In the first stanza of ‘If I Could Tell You’ the speaker begins by making a series of statements about time. He describes what is does and does not do as well as how human beings experience and interpret it. First, the speaker states that the only thing time is going to do is “say…I told you so”. Time, which Auden is personifying, knows, before anyone what is going to happen. No one else has the power to look into the future like “Time” can. 

Reiterating this, he adds that it is the only one that “knows the price we have to pay”. This is a reference to life and death and how the latter is unknowable, even though it sits at the end of every human life. The speaker ends this stanza by adding that if it were possible, he would tell the intended listener anything they wanted to know about themselves. As becomes clear in the next stanzas, he cares for this person and would like to “tell” them if he could. 

 

Stanza Two 

Auden’s speaker goes on, providing the reader and intended listener with a few examples of what might happen in life. “We,” meaning the speaker and the person he is speaking to, might cry “when clowns put on their show” and “stumble when musicians play”. But at this point in they lives, there’s no way to actually know this. 

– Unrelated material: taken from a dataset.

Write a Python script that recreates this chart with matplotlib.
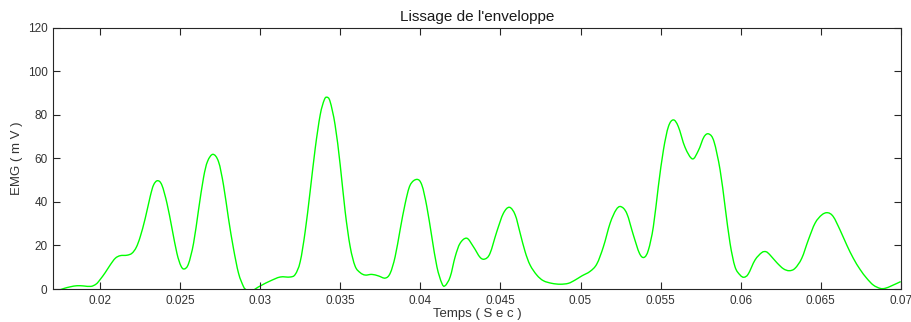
import matplotlib
matplotlib.use("Agg")
import matplotlib.pyplot as plt
from matplotlib.path import Path
from matplotlib.patches import PathPatch
from matplotlib.ticker import FuncFormatter

# Smoothed EMG envelope samples
temps = [
    0.01705, 0.01767, 0.01813, 0.01855, 0.01896, 0.01942, 0.01975, 0.02000,
    0.02031, 0.02062, 0.02094, 0.02125, 0.02167, 0.02198, 0.02225, 0.02250,
    0.02281, 0.02312, 0.02333, 0.02358, 0.02385, 0.02417, 0.02448, 0.02479,
    0.02504, 0.02525, 0.02551, 0.02583, 0.02614, 0.02645, 0.02670,
    0.02704, 0.02739, 0.02770, 0.02801, 0.02832, 0.02864, 0.02895, 0.02910,
    0.02937, 0.02968, 0.03010, 0.03062, 0.03124, 0.03186, 0.03218, 0.03249,
    0.03280, 0.03311, 0.03343, 0.03374, 0.03399, 0.03416, 0.03436, 0.03467,
    0.03499, 0.03530, 0.03561, 0.03592, 0.03624, 0.03655, 0.03697, 0.03738,
    0.03780, 0.03811, 0.03842, 0.03873, 0.03905, 0.03936, 0.03978, 0.04009,
    0.04040, 0.04071, 0.04103, 0.04134, 0.04154, 0.04186, 0.04217, 0.04248,
    0.04290, 0.04331, 0.04373, 0.04404, 0.04435, 0.04477, 0.04518, 0.04556,
    0.04592, 0.04623, 0.04654, 0.04685, 0.04727, 0.04768, 0.04821, 0.04873,
    0.04924, 0.04966, 0.05008, 0.05060, 0.05102, 0.05143, 0.05185, 0.05222,
    0.05252, 0.05289, 0.05330, 0.05368, 0.05397, 0.05424, 0.05455, 0.05486,
    0.05518, 0.05549, 0.05580, 0.05611, 0.05653, 0.05699, 0.05736, 0.05772,
    0.05803, 0.05834, 0.05872, 0.05903, 0.05934, 0.05965, 0.05997, 0.06021,
    0.06048, 0.06090, 0.06132, 0.06159, 0.06184, 0.06226, 0.06267, 0.06304,
    0.06340, 0.06382, 0.06423, 0.06465, 0.06507, 0.06544, 0.06579, 0.06621,
    0.06663, 0.06704, 0.06746, 0.06788, 0.06829, 0.06871, 0.06902, 0.06944,
    0.07000,
]
emg = [
    -1.5, 0.1, 1.0, 1.5, 1.4, 1.2, 2.3, 4.4,
    7.5, 11.0, 14.1, 15.3, 15.5, 16.4, 19.1, 24.0,
    32.4, 42.4, 47.7, 49.7, 47.7, 39.3, 27.9, 16.4,
    10.6, 9.2, 11.5, 21.0, 36.3, 51.0, 58.5,
    61.8, 58.4, 47.7, 32.4, 18.7, 7.2, 1.1, -0.3,
    -2.0, 0.0, 1.8, 3.7, 5.5, 5.5, 6.7, 12.5,
    26.3, 44.7, 64.6, 79.9, 86.7, 88.0, 86.0, 75.3,
    56.9, 35.5, 19.5, 10.5, 7.5, 6.4, 6.7, 6.0,
    5.0, 7.2, 14.8, 27.1, 39.3, 47.7, 50.3, 47.7,
    37.8, 24.0, 10.2, 2.6, 1.5, 5.6, 14.8, 21.0,
    23.3, 19.4, 14.5, 13.8, 16.4, 26.3, 34.7, 37.5,
    34.0, 25.6, 17.1, 11.0, 6.4, 3.8, 2.6, 2.2,
    2.6, 4.1, 6.0, 8.1, 11.5, 19.4, 30.2, 36.3,
    37.8, 34.7, 24.8, 16.4, 14.5, 17.9, 28.6, 47.0,
    63.8, 74.5, 77.6, 74.5, 65.0, 59.7, 63.5, 69.9,
    71.1, 67.6, 54.6, 37.8, 21.0, 10.2, 6.4, 5.4,
    6.9, 13.3, 16.7, 17.1, 15.6, 12.1, 9.3, 8.4,
    9.5, 14.1, 22.5, 30.2, 34.0, 35.0, 33.2, 27.1,
    20.2, 14.1, 9.0, 4.9, 1.8, 0.3, 0.3, 1.5,
    3.4,
]

x_ticks = [0.02, 0.025, 0.03, 0.035, 0.04, 0.045, 0.05, 0.055, 0.06, 0.065, 0.07]
y_ticks = [0, 20, 40, 60, 80, 100, 120]


def smooth_path(xs, ys):
    """Catmull-Rom curve through the samples, as cubic Bezier segments."""
    pts = list(zip(xs, ys))
    n = len(pts)
    verts = [pts[0]]
    codes = [Path.MOVETO]
    for i in range(n - 1):
        p0 = pts[i - 1] if i > 0 else pts[i]
        p1 = pts[i]
        p2 = pts[i + 1]
        p3 = pts[i + 2] if i + 2 < n else pts[i + 1]
        c1 = (p1[0] + (p2[0] - p0[0]) / 6, p1[1] + (p2[1] - p0[1]) / 6)
        c2 = (p2[0] - (p3[0] - p1[0]) / 6, p2[1] - (p3[1] - p1[1]) / 6)
        verts += [c1, c2, p2]
        codes += [Path.CURVE4] * 3
    return Path(verts, codes)


plt.rcParams['font.family'] = ['Liberation Sans', 'DejaVu Sans']
text_color = '#333333'
axis_color = '#262626'

fig = plt.figure(figsize=(9.11, 3.22), dpi=100)
ax = fig.add_axes([53 / 911, 33 / 322, 847.7 / 911, 261.5 / 322])

curve = PathPatch(smooth_path(temps, emg), facecolor='none',
                  edgecolor='#00ff00', linewidth=1.0, transform=ax.transData)
ax.add_patch(curve)

ax.set_xlim(0.01705, 0.07)
ax.set_ylim(0, 120)
ax.set_xticks(x_ticks)
ax.set_yticks(y_ticks)
ax.xaxis.set_major_formatter(FuncFormatter(lambda v, p: f"{v:g}"))

ax.tick_params(direction='in', length=5, width=0.8, top=True, right=True,
               labelsize=8.5, color=axis_color, labelcolor=text_color, pad=4)
for s in ax.spines.values():
    s.set_color(axis_color)
    s.set_linewidth(0.8)

ax.set_title("Lissage de l'enveloppe", fontsize=11, color='#1a1a1a', pad=5)
ax.set_xlabel("Temps ( S e c )", fontsize=9.5, color=text_color, labelpad=1)
ax.set_ylabel("EMG ( m V )", fontsize=9.5, color=text_color, labelpad=3)

fig.savefig("out.png", dpi=100)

The last line is a predicable repetition of the first line of the first stanza. The phrase, Time will say nothing but I told you so” is a perfect choice to use as a refrain as it benefits from being read more than once. Its repetition plays into the meaning of the words themselves. Time is saying nothing but “I told you so” over and over again. 

 

Stanza Three 

The speaker knows that humans, and all those bound by the blessing and curse that is mortality, know nothing of the future. They cannot tell the fortunes of others, or their own. But, the speaker says, if he could tell the future, he would let the listener know what it is. 

In this stanza it is also revealed that there is some kind of personal relationship between these two people. The speaker professes his deep love for the intended listener. 

 

Stanza Four 

The next stanzas contains some of the speaker’s contemplative thoughts about the world and why it works the way it does. He knows that the “winds must come from somewhere”. There but be a stating point, and therefore and end point, to everything. But this piece of information, as well as “why the leaves decay,” is beyond him. “Time,” the refrain adds, is not going to tell humanity anything about the secrets of life and death. 

 

Stanza Five 

In the last tercet of ‘If I Could Tell You’ the speaker continue this thoughts about the world and its inner workings. He thinks that maybe “the roses really want to grow”. Then, also, that maybe “The vision seriously intends to stay”. The speaker is imbuing life and agency onto forces that are not usually considered this way. This is all in an effort to emphasize the fact that humanity really doesn’t know anything. 

 

Stanza Six 

The last stanza is made up of four lines. He proposes a situation in which everything humanity thinks it knows about the world falls apart. The “lions get up and go” and the rivers and soldiers “run away”. Everything, in this scenario is fleeing, abandoning its previous way of life or post. 

This is a very drastic turn of events and he considers whether or not “Time” will have anything to say about it. He asks this rhetorically, knowing the answer. It is the same as has been provided to the reader in the previous stanzas. “Time” is going to tell nothing of its secrets.